Personal information
- Born: 17 May 1989 (age 37)
- Home town: Enköping, Sweden
- Height: 1.68 m (5 ft 6 in)

Figure skating career
- Country: Sweden
- Coach: Tatiana Agafonova

= Linnea Mellgren =

Swedish figure skater

Linnea Mellgren (born 17 May 1989) is a Swedish former competitive figure skater.

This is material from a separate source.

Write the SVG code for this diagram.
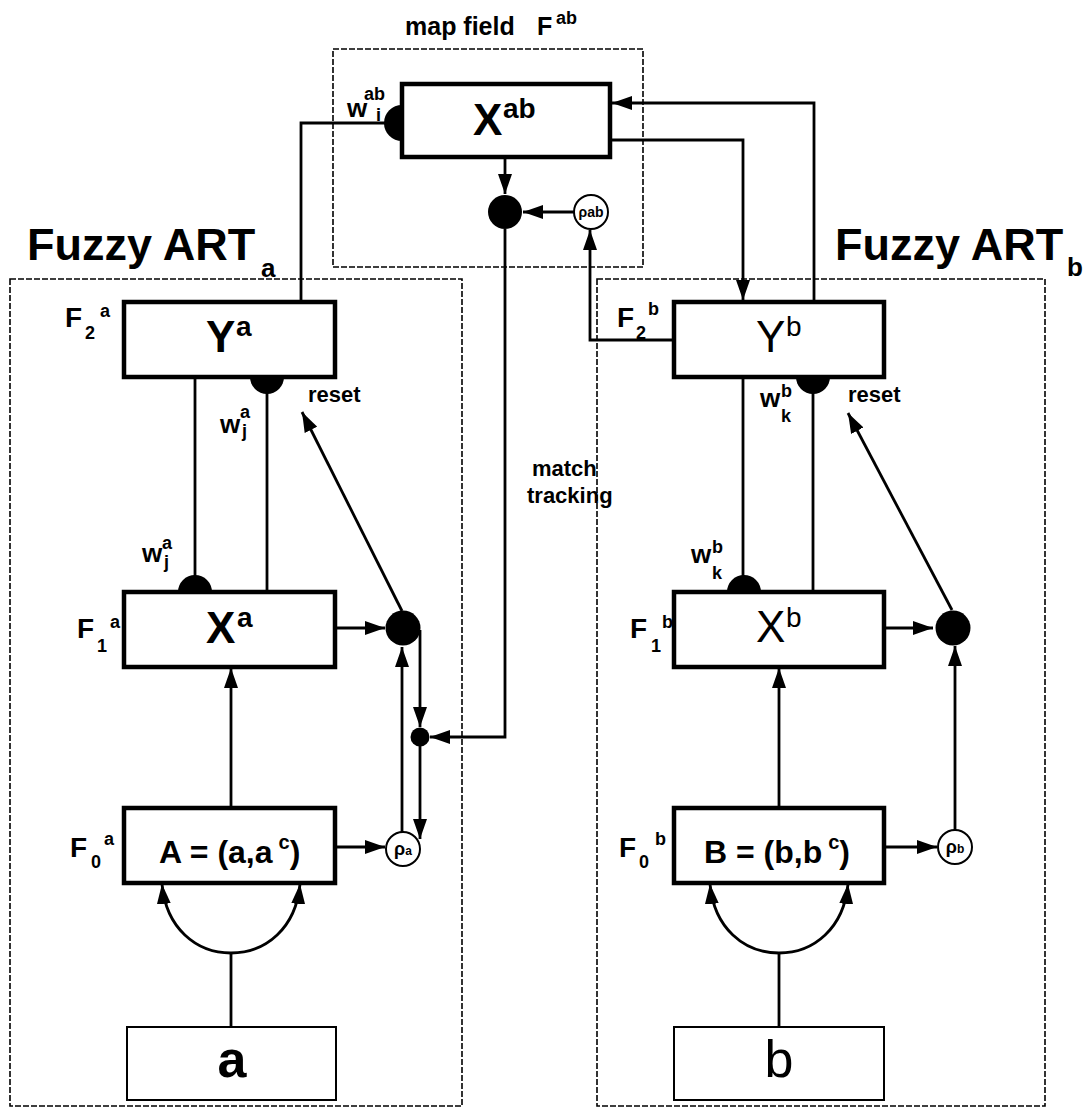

She is the 2015 Golden Bear of Zagreb champion, the 2011 Ice Challenge bronze medalist, a two-time (2009, 2011) Nordic silver medalist, and the 2009 Swedish national silver medalist.

== Programs ==

| Season | Short program | Free skating |
|---|---|---|
| 2011–2012 | The Black Swan (from Swan Lake) by Pyotr Tchaikovsky ; | Titanic by James Horner performed by Richard Clayderman ; |

== Competitive highlights ==
JGP: Junior Grand Prix

International
| Event | 04–05 | 05–06 | 06–07 | 07–08 | 08–09 | 09–10 | 10–11 | 11–12 | 13–14 | 14–15 | 15–16 |
| Crystal Skate |  |  |  |  |  | 5th |  |  |  |  |  |
| Cup of Nice |  |  |  |  | 6th |  |  | 17th |  |  | 14th |
| Cup of Tyrol |  |  |  |  |  |  |  |  |  |  | 7th |
| Finlandia |  |  |  |  |  |  | 8th | 7th |  |  |  |
| Golden Bear |  |  |  |  |  |  |  |  |  |  | 1st |
| Ice Challenge |  |  |  |  |  |  | 4th | 3rd |  |  |  |
| Merano Cup |  |  |  |  |  | 8th | 3rd |  |  |  |  |
| Nepela Memorial |  |  |  |  | 5th |  | 5th |  |  |  |  |
| Nordics |  |  |  |  | 2nd | 5th | 2nd |  | 13th | 8th | 9th |
| NRW Trophy |  |  |  |  |  |  | 4th | 9th |  | 7th |  |
| Triglav Trophy |  |  |  |  |  | 6th |  |  |  |  |  |
| Universiade |  |  |  |  | 9th |  | 4th |  |  | 16th |  |
International: Junior
| JGP Netherlands |  |  | 9th |  |  |  |  |  |  |  |  |
| JGP Poland |  | 10th |  |  |  |  |  |  |  |  |  |
| JGP Romania |  |  | 10th |  |  |  |  |  |  |  |  |
| JGP U.K. |  |  |  | 6th |  |  |  |  |  |  |  |
| Golden Bear |  |  | 1st J | 3rd J |  |  |  |  |  |  |  |
| Nordics | 8th J | 8th J |  | 4th J |  |  |  |  |  |  |  |
National
| Swedish | 5th J | 2nd J | 2nd J | 4th | 2nd | 4th | 3rd | 3rd | 5th | WD | 4th |
Levels: N = Novice; J = Junior Mellgren did not compete in the 2012–13 season.